» Data:

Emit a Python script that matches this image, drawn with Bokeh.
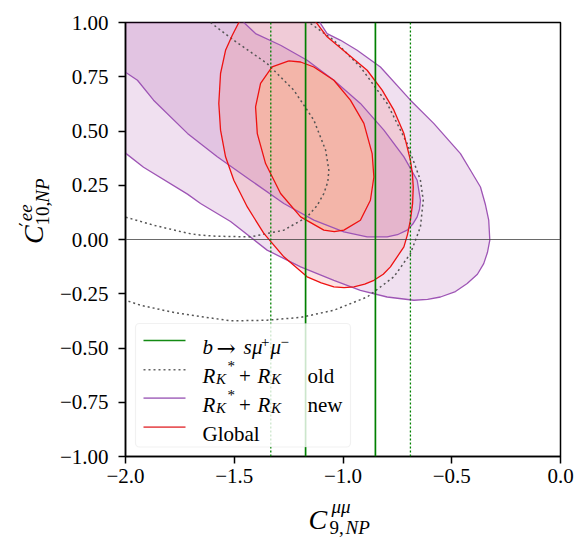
from bokeh.plotting import figure
from bokeh.layouts import column, row
from bokeh.models import (Range1d, Span, BoxAnnotation, Label, FixedTicker,
                          CustomJSTickFormatter)
from bokeh.embed import file_html
from bokeh.resources import INLINE
import math

# ---------------------------------------------------------------- data
# b -> s mu+ mu- fit on C9^mumu: 1 sigma and 2 sigma bounds
BSMM_1SIG = [-1.172, -0.851]
BSMM_2SIG = [-1.332, -0.690]

# R_K* + R_K (new) confidence contours
NEW_1SIG_X = [-1.456, -1.402, -1.287, -1.165, -1.042, -0.920, -0.812, -0.720, -0.659,
              -0.644, -0.648, -0.659, -0.680, -0.705, -0.750, -0.797, -0.889, -0.996,
              -1.134, -1.272, -1.425, -1.578, -1.715, -1.871, -1.945, -2.000, -2.08,
              -2.08, -1.44]
NEW_1SIG_Y = [1.000, 0.949, 0.895, 0.826, 0.734, 0.627, 0.504, 0.381, 0.273,
              0.181, 0.140, 0.104, 0.070, 0.043, 0.022, 0.012, 0.012, 0.035,
              0.089, 0.166, 0.273, 0.381, 0.489, 0.642, 0.734, 0.771, 0.83,
              1.08, 1.08]

NEW_2SIG_X = [-1.103, -1.073, -1.011, -0.935, -0.828, -0.690, -0.583, -0.460, -0.414,
              -0.368, -0.345, -0.330, -0.325, -0.336, -0.353, -0.382, -0.429, -0.483,
              -0.552, -0.611, -0.674, -0.797, -0.920, -1.042, -1.195, -1.349, -1.517,
              -1.655, -1.715, -1.917, -2.000, -2.08, -2.08, -1.13]
NEW_2SIG_Y = [0.995, 0.949, 0.918, 0.872, 0.795, 0.642, 0.535, 0.396, 0.319,
              0.242, 0.160, 0.089, -0.003, -0.060, -0.111, -0.160, -0.203, -0.240,
              -0.265, -0.276, -0.280, -0.265, -0.234, -0.188, -0.126, -0.049, 0.083,
              0.166, 0.209, 0.333, 0.398, 0.44, 1.08, 1.08]

# R_K* + R_K (old) confidence contours
OLD_1SIG_X = [-1.609, -1.502, -1.349, -1.226, -1.134, -1.080, -1.065, -1.070, -1.088,
              -1.120, -1.165, -1.272, -1.425, -1.578, -1.655, -1.715, -1.871, -2.000]
OLD_1SIG_Y = [1.000, 0.918, 0.811, 0.688, 0.550, 0.412, 0.319, 0.265, 0.212,
              0.155, 0.104, 0.043, 0.012, 0.015, 0.020, 0.029, 0.066, 0.103]

OLD_2SIG_X = [-1.149, -1.042, -0.920, -0.797, -0.705, -0.644, -0.631, -0.644, -0.690,
              -0.766, -0.889, -1.042, -1.195, -1.349, -1.517, -1.770, -1.931, -2.000]
OLD_2SIG_Y = [0.995, 0.918, 0.795, 0.627, 0.442, 0.273, 0.181, 0.058, -0.065,
              -0.172, -0.265, -0.326, -0.359, -0.372, -0.375, -0.338, -0.303, -0.280]

# Global fit confidence contours
GLOBAL_1SIG_X = [-1.249, -1.195, -1.134, -1.042, -0.966, -0.904, -0.866, -0.858, -0.874,
                 -0.920, -0.996, -1.040, -1.088, -1.195, -1.287, -1.356, -1.394, -1.402,
                 -1.379, -1.326]
GLOBAL_1SIG_Y = [0.823, 0.818, 0.795, 0.734, 0.642, 0.535, 0.396, 0.288, 0.181,
                 0.089, 0.043, 0.036, 0.043, 0.104, 0.212, 0.350, 0.488, 0.611,
                 0.719, 0.795]

GLOBAL_2SIG_X = [-1.479, -1.509, -1.540, -1.563, -1.571, -1.563, -1.540, -1.502, -1.440,
                 -1.364, -1.272, -1.165, -1.100, -1.042, -0.995, -0.950, -0.900, -0.858,
                 -0.815, -0.782, -0.720, -0.703, -0.690, -0.680, -0.677, -0.681, -0.690,
                 -0.720, -0.766, -0.820, -0.889, -0.981, -1.073, -1.119, -1.16, -1.30,
                 -1.44]
GLOBAL_2SIG_Y = [1.000, 0.941, 0.872, 0.765, 0.627, 0.504, 0.381, 0.273, 0.150,
                 0.028, -0.080, -0.172, -0.200, -0.218, -0.222, -0.218, -0.206, -0.188,
                 -0.160, -0.126, -0.034, 0.025, 0.089, 0.165, 0.242, 0.305, 0.365,
                 0.488, 0.596, 0.688, 0.780, 0.857, 0.934, 0.995, 1.04, 1.07,
                 1.04]

X_TICKS = [-2.0, -1.5, -1.0, -0.5, 0.0]
Y_TICKS = [-1.0, -0.75, -0.5, -0.25, 0.0, 0.25, 0.5, 0.75, 1.0]

# ---------------------------------------------------------------- page geometry
W, H = 588, 549            # whole page
YLAB_W = 55                # strip holding the vertical axis title
XLAB_H = 53                # strip holding the horizontal axis title
FRAME_X0, FRAME_Y0 = 125, 22   # plot frame top-left on the page
FW, FH = 435, 434              # plot frame size
XMIN, XMAX, YMIN, YMAX = -2.0, 0.0, -1.0, 1.0
SERIF = "Liberation Serif"

MAIN_W, MAIN_H = W - YLAB_W, H - XLAB_H

p = figure(width=MAIN_W, height=MAIN_H,
           x_range=Range1d(XMIN, XMAX), y_range=Range1d(YMIN, YMAX),
           output_backend="svg", toolbar_location=None,
           min_border_left=FRAME_X0 - YLAB_W, min_border_right=MAIN_W - (FRAME_X0 - YLAB_W) - FW,
           min_border_top=FRAME_Y0, min_border_bottom=MAIN_H - FRAME_Y0 - FH)
p.xgrid.visible = False
p.ygrid.visible = False
p.background_fill_color = "white"
p.border_fill_color = "white"
p.outline_line_color = "black"
p.outline_line_width = 1.5


def dx(sx):
    """page pixel x -> data x"""
    return XMIN + (sx - FRAME_X0) / FW * (XMAX - XMIN)


def dy(sy):
    """page pixel y -> data y"""
    return YMAX - (sy - FRAME_Y0) / FH * (YMAX - YMIN)


# axes
for ax, ticks, dec in ((p.xaxis, X_TICKS, 1), (p.yaxis, Y_TICKS, 2)):
    ax.ticker = FixedTicker(ticks=ticks)
    ax.formatter = CustomJSTickFormatter(
        code="return (tick < -1e-9 ? '\u2212' : '') + Math.abs(tick).toFixed(%d);" % dec)
    ax.major_label_text_font = SERIF
    ax.major_label_text_font_size = "21px"
    ax.major_label_text_color = "black"
    ax.major_tick_out = 7
    ax.major_tick_in = 0
    ax.minor_tick_out = 0
    ax.minor_tick_in = 0
    ax.major_tick_line_width = 1.5
    ax.axis_line_width = 1.5
    ax.axis_label = None
p.xaxis.major_label_standoff = 5
p.yaxis.major_label_standoff = 10

PURPLE = "#800080"
PURPLE_LINE = "#9e55b5"
RED_LINE = "#ee1111"

# filled regions
p.patch(NEW_2SIG_X, NEW_2SIG_Y, fill_color=PURPLE, fill_alpha=0.12, line_color=None)
p.patch(NEW_1SIG_X, NEW_1SIG_Y, fill_color=PURPLE, fill_alpha=0.12, line_color=None)
p.patch(GLOBAL_2SIG_X, GLOBAL_2SIG_Y, fill_color="#f08080", fill_alpha=0.22, line_color=None)
p.patch(GLOBAL_1SIG_X, GLOBAL_1SIG_Y, fill_color="#ffb48c", fill_alpha=0.55, line_color=None)


def closed(a):
    return list(a) + [a[0]]


# contour lines
p.line(closed(NEW_2SIG_X), closed(NEW_2SIG_Y), line_color=PURPLE_LINE, line_width=1.3)
p.line(closed(NEW_1SIG_X), closed(NEW_1SIG_Y), line_color=PURPLE_LINE, line_width=1.3)
p.line(OLD_2SIG_X, OLD_2SIG_Y, line_color="#555555", line_width=1.5, line_dash="2 3")
p.line(OLD_1SIG_X, OLD_1SIG_Y, line_color="#555555", line_width=1.5, line_dash="2 3")
p.line(closed(GLOBAL_2SIG_X), closed(GLOBAL_2SIG_Y), line_color=RED_LINE, line_width=1.3)
p.line(closed(GLOBAL_1SIG_X), closed(GLOBAL_1SIG_Y), line_color=RED_LINE, line_width=1.3)

# zero line and b -> s mu mu bands
p.add_layout(Span(location=0.0, dimension="width", line_color="#444444", line_width=0.8))
for v in BSMM_1SIG:
    p.add_layout(Span(location=v, dimension="height", line_color="#008000", line_width=1.7))
for v in BSMM_2SIG:
    p.add_layout(Span(location=v, dimension="height", line_color="#008000",
                      line_width=1.3, line_dash="2 2"))


def put(fig, t, x, y, size, italic=False, angle=0.0, font=SERIF):
    fig.add_layout(Label(x=x, y=y, text=t, text_font=font,
                         text_font_style="italic" if italic else "normal",
                         text_font_size="%gpx" % size, text_color="black",
                         text_align="left", text_baseline="alphabetic", angle=angle))


def text(t, sx, sy, size, italic=False, font=SERIF):
    put(p, t, dx(sx), dy(sy), size, italic, 0.0, font)


# legend frame
p.add_layout(BoxAnnotation(left=dx(135), right=dx(350), top=dy(323), bottom=dy(446.5),
                           fill_color="white", fill_alpha=0.8, line_color="#d0d0d0",
                           line_width=1.2, border_radius=4))

HX0, HX1, TX = 143, 185, 202
rows = [340, 369.3, 397.7, 426.7]
handles = [
    dict(line_color="#138a13", line_width=1.7),
    dict(line_color="#666666", line_width=1.5, line_dash="2 3"),
    dict(line_color="#b07cc6", line_width=1.7),
    dict(line_color="#e8595c", line_width=1.7),
]
for ry, style in zip(rows, handles):
    p.line([dx(HX0), dx(HX1)], [dy(ry), dy(ry)], level="overlay", **style)

FS, SS = 21, 15
b1 = rows[0] + 6.5
text("b", TX, b1, FS, True)
text("\u2192", 216, b1 + 0.5, 23, font="DejaVu Serif")
text("s", 243, b1, FS, True)
text("\u03bc", 251.5, b1, FS, True)
text("+", 260.5, b1 - 5, SS)
text("\u03bc", 270, b1, FS, True)
text("\u2212", 280, b1 - 5, SS)

for ry, word in ((rows[1], "old"), (rows[2], "new")):
    b = ry + 6.5
    text("R", TX, b, FS, True)
    text("K", 215.5, b + 3, SS, True)
    text("*", 227, b - 10, SS)
    text("+", 238.5, b, FS)
    text("R", 257, b, FS, True)
    text("K", 270.5, b + 3, SS, True)
    text(word, 307, b, FS)

text("Global", TX, rows[3] + 6.5, FS)


def strip(w, h):
    """blank figure whose data units are its own pixels (y pointing down)"""
    f = figure(width=w, height=h, x_range=Range1d(0, w), y_range=Range1d(h, 0),
               output_backend="svg", toolbar_location=None,
               x_axis_location=None, y_axis_location=None,
               min_border_left=0, min_border_right=0, min_border_top=0, min_border_bottom=0)
    f.xgrid.visible = False
    f.ygrid.visible = False
    f.outline_line_color = None
    f.background_fill_color = "white"
    f.border_fill_color = "white"
    return f


# vertical axis title: C'^{ee}_{10,NP}
ylab = strip(YLAB_W, MAIN_H)
A = math.pi / 2
put(ylab, "C", 33, 253, 28, True, A)
put(ylab, "\u2032", 25, 233, 19, False, A, font="DejaVu Serif")
put(ylab, "ee", 25, 227, 19, True, A)
put(ylab, "10,", 42, 232, 19, False, A)
put(ylab, "NP", 42, 206, 19, True, A)

# horizontal axis title: C^{mu mu}_{9,NP}
xlab = strip(W, XLAB_H)
y0 = MAIN_H
put(xlab, "C", 308, 518.5 - y0, 28, True)
put(xlab, "\u03bc\u03bc", 331, 505.5 - y0, 19, True)
put(xlab, "9,", 329, 527 - y0, 19)
put(xlab, "NP", 345, 527 - y0, 19, True)

page = column(row(ylab, p), xlab)
open("out.html", "w", encoding="utf-8").write(file_html(page, INLINE))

» Task goal:
Only the lines from the start of the material through the line containing "import math" should be transcribed. Pictures stay out.

» Task result:
Emit a Python script that matches this image, drawn with Bokeh.
from bokeh.plotting import figure
from bokeh.layouts import column, row
from bokeh.models import (Range1d, Span, BoxAnnotation, Label, FixedTicker,
                          CustomJSTickFormatter)
from bokeh.embed import file_html
from bokeh.resources import INLINE
import math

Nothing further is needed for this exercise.